Authentication is the most fundamental risk in art investment, since the value of a work depends entirely on it being what it is claimed to be, and forgeries exist at every level of the market including works that have passed through major auction houses and been accepted as genuine by leading scholars. Authentication disputes have destroyed significant value in even well-established collections when questions emerged about the genuine authorship of important works, and the legal and financial consequences of owning a work later determined to be inauthentic can be severe.

Provenance, the documented ownership history of a work from creation to the present, is both a significant determinant of value and a significant source of risk. Works with incomplete provenance histories, gaps in ownership records, or histories that include periods of uncertainty may face questions about whether they were legitimately acquired during their history, including potential claims relating to works looted or illegally exported during periods of conflict or political instability. Provenance research has become increasingly important in the contemporary market as regulatory attention to repatriation claims and cultural property issues has grown.

Condition issues that are not immediately visible can significantly affect both value and future saleability, making independent condition assessment by a qualified conservator an important step before any significant acquisition. Restoration work that is not properly disclosed can affect authenticity assessments, and works that have been significantly restored or altered from their original state may be valued differently than works in original condition regardless of their visual appearance.

Market concentration risk is significant in art investment because individual artists’ markets are dominated by a small number of works that function as benchmark sales, and the market for any single artist can be significantly affected by a small number of transactions or by changes in the critical or institutional recognition of the artist’s work that are difficult to predict in advance.

Storage and insurance costs for art of significant value are meaningful ongoing expenses that reduce the effective yield of an art investment throughout the holding period, and the logistics of properly insuring and storing valuable art are more demanding than most investors anticipate before entering the market.

How to Access Art Investment at Different Capital Levels

The traditional entry point for art investment as a meaningful asset class has required substantial capital, since works by established artists whose market is well documented typically trade at prices well above what most individual investors allocate to alternative investments.

Art investment funds pool capital from multiple investors to acquire diversified portfolios of art works, providing exposure to the asset class without requiring the capital concentration of direct ownership, though the illiquidity of the underlying assets limits the flexibility these funds can offer investors and the fund management fees add a cost layer that reduces net returns. The track record of art investment funds has been mixed, with the opacity of their portfolio construction and exit strategies making independent performance evaluation difficult.

Fractional ownership platforms have emerged to provide access to ownership stakes in individual high-value works or portfolios of works, with some platforms registered with financial regulators and offering regulated securities. These platforms democratize access to art investment at lower minimum investment thresholds but introduce platform risk and face the fundamental challenge of creating liquidity in an asset class where liquidity is structurally limited, making the exit mechanism a critical evaluation point for any fractional ownership platform.

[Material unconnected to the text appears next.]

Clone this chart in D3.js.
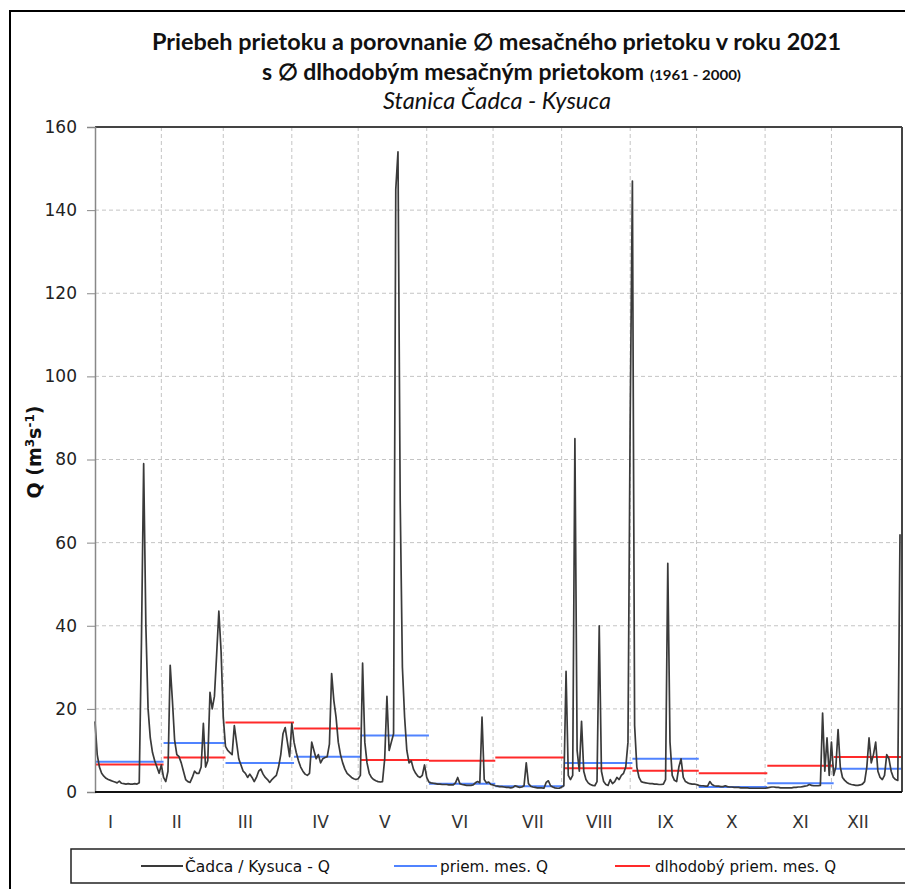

Online art marketplaces have expanded access to works in lower and mid-price ranges, with platforms including Artsy, Artnet, and numerous gallery-affiliated online sales channels providing more pricing transparency and accessible purchasing than the traditional gallery and auction framework. At these price levels, the investment rationale is typically secondary to the aesthetic value, since transaction costs as a percentage of work value are relatively higher and the market for resale in the lower price ranges is thinner.

Who Art Investment Is Actually For

Honest assessment of art investment as an asset class suggests that it is most appropriate as a meaningful part of a financial portfolio for a specific and relatively narrow investor profile.

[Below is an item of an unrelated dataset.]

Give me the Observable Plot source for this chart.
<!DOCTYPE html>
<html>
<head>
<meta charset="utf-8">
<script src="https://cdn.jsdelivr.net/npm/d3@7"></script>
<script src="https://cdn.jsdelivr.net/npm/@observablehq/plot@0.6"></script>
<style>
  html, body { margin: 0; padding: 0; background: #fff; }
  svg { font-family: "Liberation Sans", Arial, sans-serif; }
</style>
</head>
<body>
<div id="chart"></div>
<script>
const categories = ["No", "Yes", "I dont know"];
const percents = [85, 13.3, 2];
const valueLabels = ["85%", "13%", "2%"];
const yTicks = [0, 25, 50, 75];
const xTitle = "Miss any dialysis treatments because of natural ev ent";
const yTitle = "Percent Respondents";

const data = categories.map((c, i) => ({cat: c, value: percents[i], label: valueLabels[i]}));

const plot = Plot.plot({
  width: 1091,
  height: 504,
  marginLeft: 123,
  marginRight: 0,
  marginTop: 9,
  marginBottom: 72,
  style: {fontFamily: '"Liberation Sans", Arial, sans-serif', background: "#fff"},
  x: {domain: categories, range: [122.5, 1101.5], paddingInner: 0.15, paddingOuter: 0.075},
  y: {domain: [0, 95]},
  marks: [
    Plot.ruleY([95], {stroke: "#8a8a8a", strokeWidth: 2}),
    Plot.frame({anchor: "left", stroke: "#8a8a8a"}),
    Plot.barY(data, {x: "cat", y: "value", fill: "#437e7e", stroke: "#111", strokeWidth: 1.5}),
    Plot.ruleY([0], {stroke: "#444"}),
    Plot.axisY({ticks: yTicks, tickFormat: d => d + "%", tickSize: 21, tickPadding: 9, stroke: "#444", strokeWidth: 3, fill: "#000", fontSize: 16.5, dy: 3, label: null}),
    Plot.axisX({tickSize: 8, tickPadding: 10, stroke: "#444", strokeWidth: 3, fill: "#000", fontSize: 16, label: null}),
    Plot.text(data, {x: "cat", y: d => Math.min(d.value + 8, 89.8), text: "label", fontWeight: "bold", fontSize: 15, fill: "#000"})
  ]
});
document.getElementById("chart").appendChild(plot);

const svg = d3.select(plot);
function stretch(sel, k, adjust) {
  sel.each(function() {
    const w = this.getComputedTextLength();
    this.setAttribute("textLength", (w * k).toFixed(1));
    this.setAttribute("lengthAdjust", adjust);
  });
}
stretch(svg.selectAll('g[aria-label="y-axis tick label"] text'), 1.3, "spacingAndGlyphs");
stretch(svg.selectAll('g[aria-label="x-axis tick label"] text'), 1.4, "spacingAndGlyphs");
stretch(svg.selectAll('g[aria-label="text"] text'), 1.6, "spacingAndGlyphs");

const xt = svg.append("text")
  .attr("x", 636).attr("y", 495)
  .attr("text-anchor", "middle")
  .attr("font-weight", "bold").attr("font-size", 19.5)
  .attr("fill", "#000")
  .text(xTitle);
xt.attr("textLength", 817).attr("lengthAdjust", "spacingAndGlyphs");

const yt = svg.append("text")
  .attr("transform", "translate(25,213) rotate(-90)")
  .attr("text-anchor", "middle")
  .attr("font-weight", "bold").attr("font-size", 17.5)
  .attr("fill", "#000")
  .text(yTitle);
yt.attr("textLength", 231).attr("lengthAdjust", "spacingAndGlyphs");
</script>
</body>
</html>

Collectors who acquire art primarily for aesthetic enjoyment and cultural engagement, and who view any financial return as a secondary benefit rather than the primary motivation, are the investors most likely to have a genuinely positive experience with the market, since they derive value from ownership itself rather than depending on price appreciation to justify the investment. The enjoyment of living with significant works and engaging with the cultural world around them is a genuine return that does not appear in financial calculations but is real and meaningful.

Investors with deep specific expertise in a particular segment of the art market, including those with professional backgrounds in art history, curatorial work, or the art trade who have developed genuine informational advantages within their area of focus, are better positioned to make art investments that generate financial returns above what the market on average delivers. This expertise advantage is, however, much harder to develop than it sounds and is genuinely distinct from simply having an informed aesthetic opinion or following the market casually.

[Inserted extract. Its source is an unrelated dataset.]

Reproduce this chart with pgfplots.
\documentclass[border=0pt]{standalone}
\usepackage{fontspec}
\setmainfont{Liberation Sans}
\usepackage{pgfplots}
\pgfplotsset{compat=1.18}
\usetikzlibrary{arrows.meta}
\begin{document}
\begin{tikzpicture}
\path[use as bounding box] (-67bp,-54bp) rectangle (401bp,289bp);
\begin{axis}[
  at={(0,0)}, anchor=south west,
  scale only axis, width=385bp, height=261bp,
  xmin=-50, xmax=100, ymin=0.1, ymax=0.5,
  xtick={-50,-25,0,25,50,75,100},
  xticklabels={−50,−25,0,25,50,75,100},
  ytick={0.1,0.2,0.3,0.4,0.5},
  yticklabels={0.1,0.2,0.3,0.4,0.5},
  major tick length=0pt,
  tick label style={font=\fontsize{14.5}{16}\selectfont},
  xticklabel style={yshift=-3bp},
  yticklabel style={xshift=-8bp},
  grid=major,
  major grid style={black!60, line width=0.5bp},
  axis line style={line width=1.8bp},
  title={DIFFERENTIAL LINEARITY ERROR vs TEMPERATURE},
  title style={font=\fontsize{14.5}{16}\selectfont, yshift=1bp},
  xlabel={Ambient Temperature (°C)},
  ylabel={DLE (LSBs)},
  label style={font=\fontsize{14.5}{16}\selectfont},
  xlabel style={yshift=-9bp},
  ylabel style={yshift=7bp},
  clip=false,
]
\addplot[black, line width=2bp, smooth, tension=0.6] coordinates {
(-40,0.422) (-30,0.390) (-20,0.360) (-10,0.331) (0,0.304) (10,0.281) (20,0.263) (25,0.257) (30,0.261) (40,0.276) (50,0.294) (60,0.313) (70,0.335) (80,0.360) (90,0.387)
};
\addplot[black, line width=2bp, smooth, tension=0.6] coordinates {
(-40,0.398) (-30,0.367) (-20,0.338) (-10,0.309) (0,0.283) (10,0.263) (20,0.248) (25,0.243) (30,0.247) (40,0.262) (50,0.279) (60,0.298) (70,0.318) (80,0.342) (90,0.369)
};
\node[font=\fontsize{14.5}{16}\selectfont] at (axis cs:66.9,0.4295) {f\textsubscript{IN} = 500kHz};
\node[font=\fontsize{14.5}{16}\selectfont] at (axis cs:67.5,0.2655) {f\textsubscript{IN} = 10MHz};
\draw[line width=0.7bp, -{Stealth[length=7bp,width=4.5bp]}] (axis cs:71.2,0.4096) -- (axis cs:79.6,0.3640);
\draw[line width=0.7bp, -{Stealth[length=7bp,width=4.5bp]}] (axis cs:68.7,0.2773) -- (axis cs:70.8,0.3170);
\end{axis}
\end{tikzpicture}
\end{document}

High-net-worth investors with diversified portfolios across multiple asset classes who are considering art as a modest allocation for diversification and cultural engagement purposes, rather than as a primary wealth building vehicle, can add art to a portfolio without taking on inappropriate concentration risk, provided they approach individual acquisitions with the same diligence they would apply to any alternative investment.

For investors who are still building their core portfolio, who have not yet established meaningful positions in public equity markets and real estate, and who are considering art as an investment vehicle before a solid conventional foundation is in place, the honest recommendation is to establish the conventional portfolio first. Art’s unique risk characteristics, high transaction costs, limited liquidity, and the expertise required to navigate it successfully make it an appropriate satellite allocation for an already-diversified investor, not a starting point for wealth building.

The Honest Assessment

Art is a legitimate alternative asset class with a documented history of returns that in aggregate have been competitive with other alternatives over long periods, and it provides genuine diversification benefits from its low correlation with financial market performance. It is also one of the most complex, opaque, and expertise-dependent markets in the investment universe, where the gap between outcomes for knowledgeable, well-connected buyers and outcomes for less informed participants is considerably wider than in public markets.

The investors who do best in art are those who buy works they would be satisfied to own indefinitely if the market never cooperated, who develop genuine expertise in specific segments rather than treating the market as broadly accessible, and who approach individual acquisitions with the same skepticism and due diligence they would apply to any alternative investment rather than allowing aesthetic enthusiasm to override financial discipline.

Art bought for love that also appreciates financially is one of the most satisfying investment experiences available. Art bought primarily for financial return, without the expertise and market access to support that motivation, is one of the more reliable ways to discover that the most expensive lessons in investing often come wrapped in beautiful frames.